COLLECTED MATERIAL
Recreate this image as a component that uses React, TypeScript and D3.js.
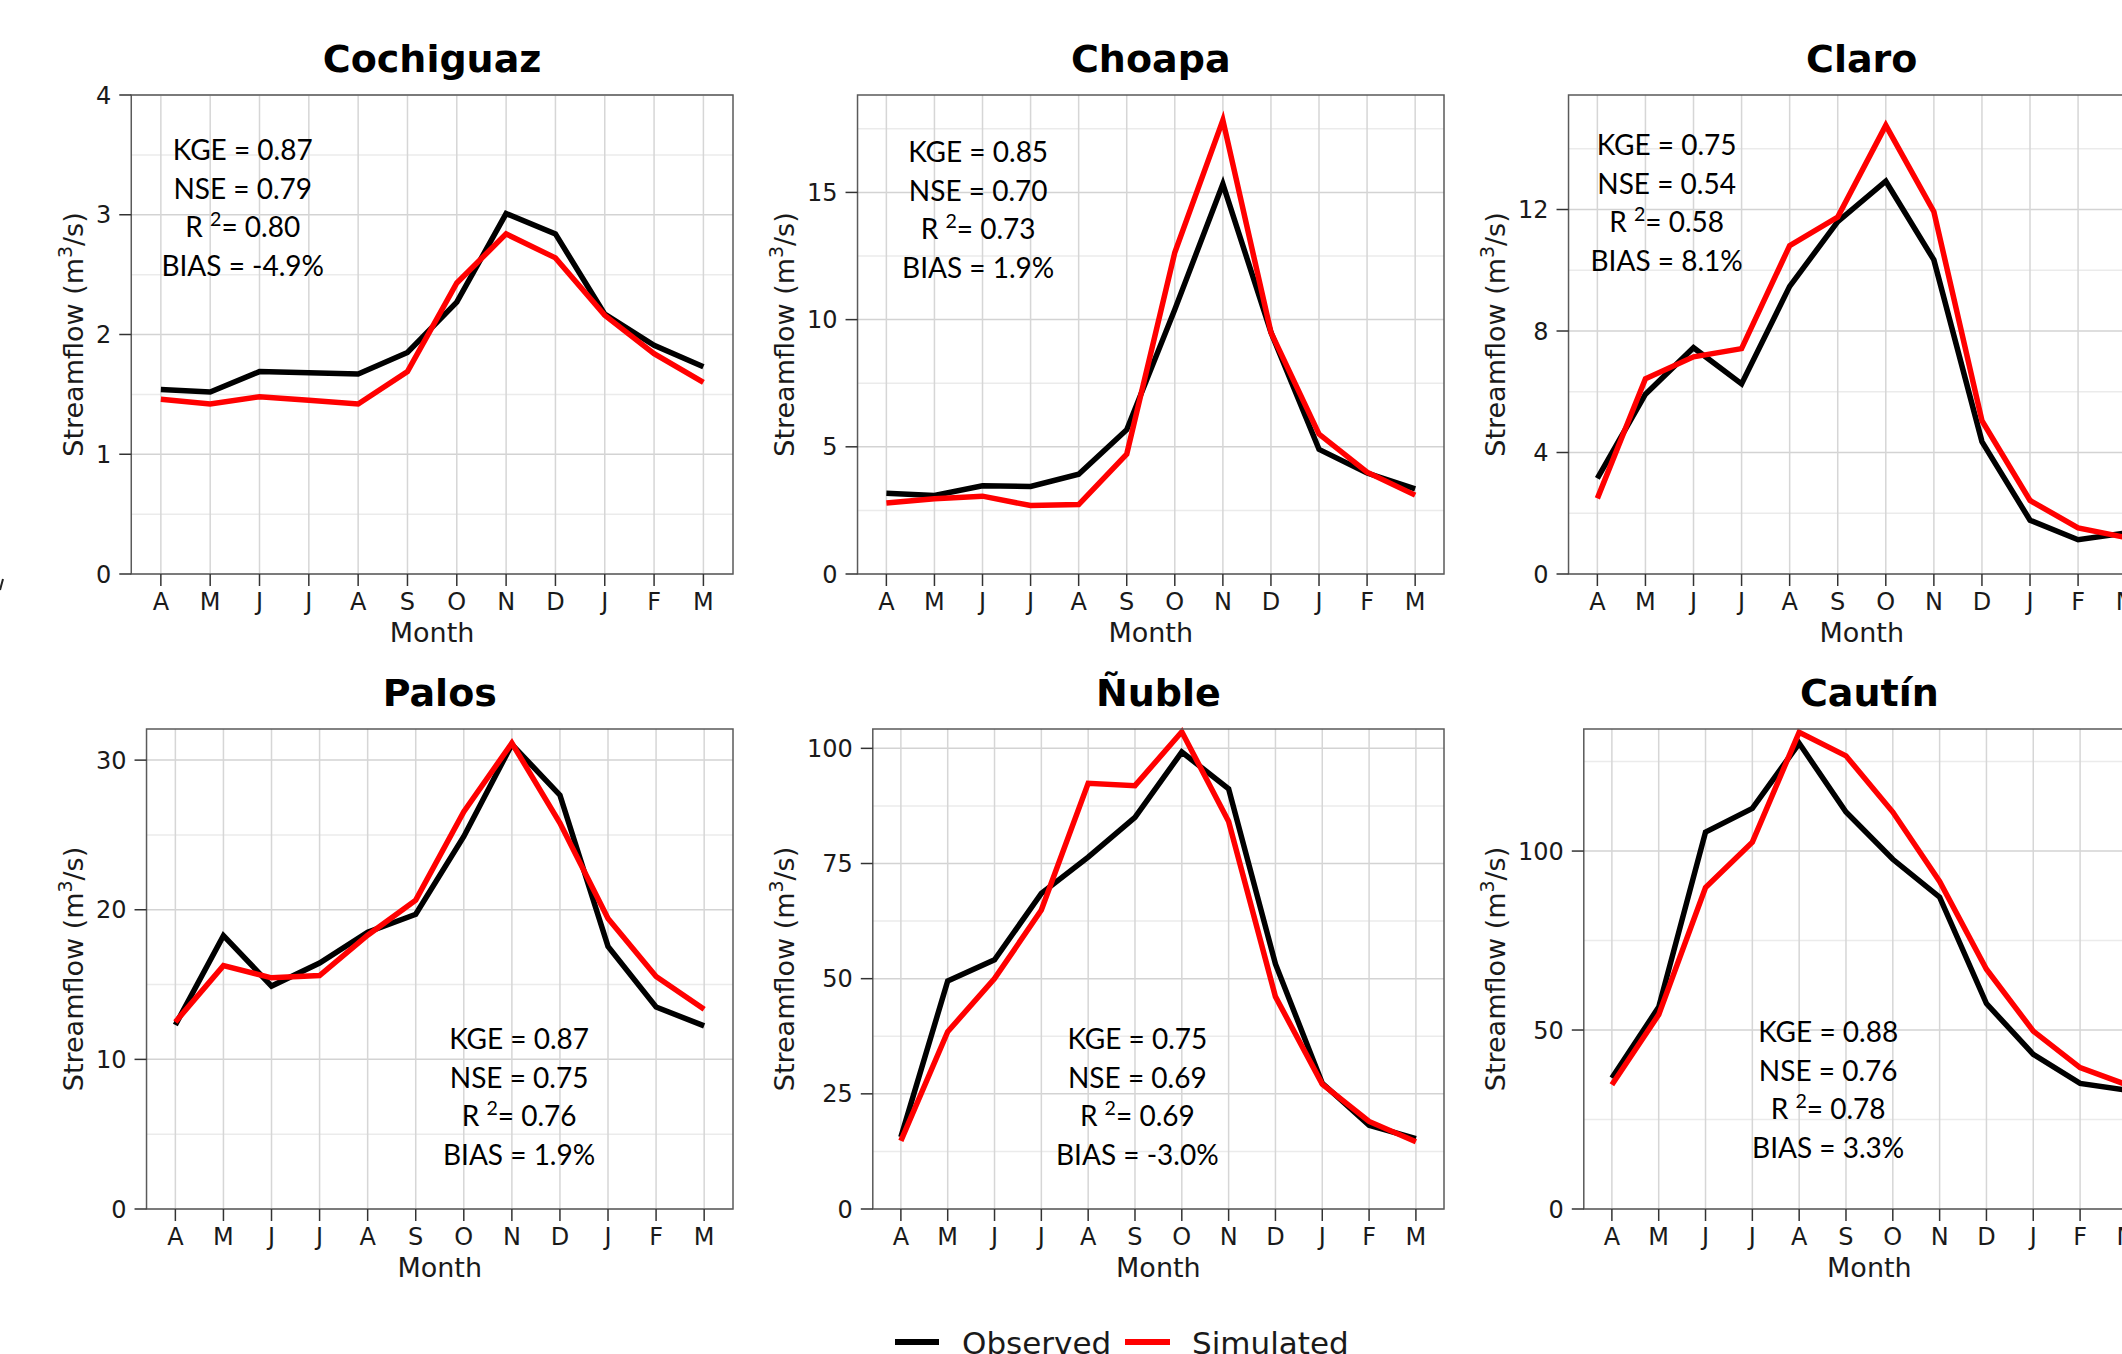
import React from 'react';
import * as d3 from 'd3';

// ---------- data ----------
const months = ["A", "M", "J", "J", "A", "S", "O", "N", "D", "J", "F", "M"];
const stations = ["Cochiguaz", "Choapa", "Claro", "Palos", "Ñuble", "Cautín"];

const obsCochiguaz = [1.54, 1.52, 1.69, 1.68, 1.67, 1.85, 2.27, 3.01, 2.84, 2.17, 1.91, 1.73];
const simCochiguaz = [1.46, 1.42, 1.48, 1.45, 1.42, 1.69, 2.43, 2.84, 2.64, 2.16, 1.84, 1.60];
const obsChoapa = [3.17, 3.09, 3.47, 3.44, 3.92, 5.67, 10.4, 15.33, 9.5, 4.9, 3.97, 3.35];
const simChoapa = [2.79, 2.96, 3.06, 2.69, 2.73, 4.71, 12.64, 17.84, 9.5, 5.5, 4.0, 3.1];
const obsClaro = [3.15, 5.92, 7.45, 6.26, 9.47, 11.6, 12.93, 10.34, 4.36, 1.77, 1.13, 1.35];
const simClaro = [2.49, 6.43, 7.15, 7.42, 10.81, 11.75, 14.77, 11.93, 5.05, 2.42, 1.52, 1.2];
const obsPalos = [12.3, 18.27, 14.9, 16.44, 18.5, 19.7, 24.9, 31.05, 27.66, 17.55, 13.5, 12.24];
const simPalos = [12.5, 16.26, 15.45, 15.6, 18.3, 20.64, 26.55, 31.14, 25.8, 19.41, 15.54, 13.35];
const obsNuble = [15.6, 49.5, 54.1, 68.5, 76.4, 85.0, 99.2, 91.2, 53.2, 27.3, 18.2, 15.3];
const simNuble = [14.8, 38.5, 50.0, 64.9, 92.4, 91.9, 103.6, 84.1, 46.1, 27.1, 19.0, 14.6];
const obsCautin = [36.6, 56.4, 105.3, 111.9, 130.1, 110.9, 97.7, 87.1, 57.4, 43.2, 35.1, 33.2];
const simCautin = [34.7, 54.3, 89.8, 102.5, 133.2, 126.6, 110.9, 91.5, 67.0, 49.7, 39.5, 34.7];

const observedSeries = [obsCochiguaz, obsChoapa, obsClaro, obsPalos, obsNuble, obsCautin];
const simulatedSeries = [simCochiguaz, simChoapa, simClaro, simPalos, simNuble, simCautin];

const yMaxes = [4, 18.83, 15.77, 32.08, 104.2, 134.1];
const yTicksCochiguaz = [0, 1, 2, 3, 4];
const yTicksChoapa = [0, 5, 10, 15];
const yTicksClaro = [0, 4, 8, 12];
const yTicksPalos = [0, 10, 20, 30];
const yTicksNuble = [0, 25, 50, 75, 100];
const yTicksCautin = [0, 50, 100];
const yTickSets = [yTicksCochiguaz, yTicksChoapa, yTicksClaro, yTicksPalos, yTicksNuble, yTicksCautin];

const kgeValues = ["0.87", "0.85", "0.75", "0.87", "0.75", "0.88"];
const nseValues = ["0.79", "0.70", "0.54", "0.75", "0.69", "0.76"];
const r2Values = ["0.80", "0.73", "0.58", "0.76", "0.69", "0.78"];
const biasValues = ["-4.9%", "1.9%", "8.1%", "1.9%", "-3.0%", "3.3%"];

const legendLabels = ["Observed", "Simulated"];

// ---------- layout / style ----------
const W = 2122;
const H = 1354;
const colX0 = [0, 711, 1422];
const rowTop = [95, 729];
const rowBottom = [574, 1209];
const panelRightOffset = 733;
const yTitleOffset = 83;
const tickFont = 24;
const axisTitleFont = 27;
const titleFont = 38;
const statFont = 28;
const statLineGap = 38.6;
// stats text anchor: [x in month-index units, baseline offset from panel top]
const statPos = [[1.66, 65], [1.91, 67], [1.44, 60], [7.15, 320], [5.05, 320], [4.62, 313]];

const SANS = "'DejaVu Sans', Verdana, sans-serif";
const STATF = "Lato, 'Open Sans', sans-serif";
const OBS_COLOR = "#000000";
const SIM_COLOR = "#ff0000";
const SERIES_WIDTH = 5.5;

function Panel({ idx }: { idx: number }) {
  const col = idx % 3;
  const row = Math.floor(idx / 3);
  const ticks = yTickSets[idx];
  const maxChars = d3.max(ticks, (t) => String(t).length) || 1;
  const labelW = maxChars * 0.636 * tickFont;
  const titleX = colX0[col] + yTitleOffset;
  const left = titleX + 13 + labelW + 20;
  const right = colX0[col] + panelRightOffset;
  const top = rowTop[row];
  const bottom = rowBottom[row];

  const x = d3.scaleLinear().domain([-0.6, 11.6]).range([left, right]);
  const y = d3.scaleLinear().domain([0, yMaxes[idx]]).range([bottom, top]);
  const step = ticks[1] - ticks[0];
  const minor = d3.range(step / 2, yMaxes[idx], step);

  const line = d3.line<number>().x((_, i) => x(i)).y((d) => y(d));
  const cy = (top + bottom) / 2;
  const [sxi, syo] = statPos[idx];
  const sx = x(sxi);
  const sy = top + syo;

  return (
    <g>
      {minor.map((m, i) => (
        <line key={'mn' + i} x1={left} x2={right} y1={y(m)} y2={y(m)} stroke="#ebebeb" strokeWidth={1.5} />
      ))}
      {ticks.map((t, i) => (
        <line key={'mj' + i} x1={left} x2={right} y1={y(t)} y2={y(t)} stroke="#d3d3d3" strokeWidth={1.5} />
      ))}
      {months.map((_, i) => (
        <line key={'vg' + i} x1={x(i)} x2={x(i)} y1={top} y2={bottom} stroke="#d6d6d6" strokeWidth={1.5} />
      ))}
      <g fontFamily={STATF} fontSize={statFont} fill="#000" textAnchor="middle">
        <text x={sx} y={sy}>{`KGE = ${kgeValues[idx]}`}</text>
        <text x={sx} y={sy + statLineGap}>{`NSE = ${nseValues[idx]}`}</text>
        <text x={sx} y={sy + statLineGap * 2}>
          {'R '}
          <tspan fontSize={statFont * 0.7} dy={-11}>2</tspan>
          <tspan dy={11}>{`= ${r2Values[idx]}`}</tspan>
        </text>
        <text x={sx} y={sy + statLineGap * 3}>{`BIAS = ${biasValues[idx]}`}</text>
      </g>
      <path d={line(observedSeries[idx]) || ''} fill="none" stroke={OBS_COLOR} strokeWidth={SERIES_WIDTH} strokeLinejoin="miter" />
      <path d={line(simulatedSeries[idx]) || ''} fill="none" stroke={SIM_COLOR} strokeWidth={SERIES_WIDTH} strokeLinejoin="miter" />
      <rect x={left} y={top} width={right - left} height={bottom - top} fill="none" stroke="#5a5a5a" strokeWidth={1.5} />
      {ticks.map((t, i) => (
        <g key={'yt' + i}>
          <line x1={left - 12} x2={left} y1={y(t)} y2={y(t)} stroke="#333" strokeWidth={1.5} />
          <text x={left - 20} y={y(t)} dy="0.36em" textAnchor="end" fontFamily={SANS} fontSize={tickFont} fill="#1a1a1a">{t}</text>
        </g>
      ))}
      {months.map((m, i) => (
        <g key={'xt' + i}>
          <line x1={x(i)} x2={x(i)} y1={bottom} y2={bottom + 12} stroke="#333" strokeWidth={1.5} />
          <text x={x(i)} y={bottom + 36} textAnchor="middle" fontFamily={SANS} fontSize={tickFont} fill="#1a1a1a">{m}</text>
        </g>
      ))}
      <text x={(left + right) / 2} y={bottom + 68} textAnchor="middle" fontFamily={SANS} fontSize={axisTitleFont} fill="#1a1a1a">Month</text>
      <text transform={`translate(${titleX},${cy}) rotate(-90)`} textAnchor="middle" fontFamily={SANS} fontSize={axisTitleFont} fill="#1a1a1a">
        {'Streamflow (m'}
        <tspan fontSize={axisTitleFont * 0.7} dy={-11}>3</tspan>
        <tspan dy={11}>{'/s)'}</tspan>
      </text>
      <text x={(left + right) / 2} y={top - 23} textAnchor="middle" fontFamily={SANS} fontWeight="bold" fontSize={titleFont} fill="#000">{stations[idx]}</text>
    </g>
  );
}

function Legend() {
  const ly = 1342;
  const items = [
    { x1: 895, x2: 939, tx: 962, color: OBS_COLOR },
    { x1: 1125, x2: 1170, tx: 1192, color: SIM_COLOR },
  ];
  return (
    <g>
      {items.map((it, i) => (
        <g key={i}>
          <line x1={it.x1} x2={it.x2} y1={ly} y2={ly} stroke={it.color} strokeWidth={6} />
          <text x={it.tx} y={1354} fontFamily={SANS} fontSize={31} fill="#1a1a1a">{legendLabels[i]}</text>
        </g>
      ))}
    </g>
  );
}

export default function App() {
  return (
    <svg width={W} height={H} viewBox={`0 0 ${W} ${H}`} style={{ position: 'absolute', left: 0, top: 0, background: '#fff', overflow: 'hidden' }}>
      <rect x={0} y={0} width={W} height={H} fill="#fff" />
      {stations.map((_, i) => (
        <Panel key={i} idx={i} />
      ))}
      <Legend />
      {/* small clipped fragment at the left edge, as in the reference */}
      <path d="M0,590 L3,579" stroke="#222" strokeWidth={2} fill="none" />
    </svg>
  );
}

SET EXERCISE
Filter for "React". Return all lines that hold it.

PROBLEM SOLUTION
Recreate this image as a component that uses React, TypeScript and D3.js.
import React from 'react';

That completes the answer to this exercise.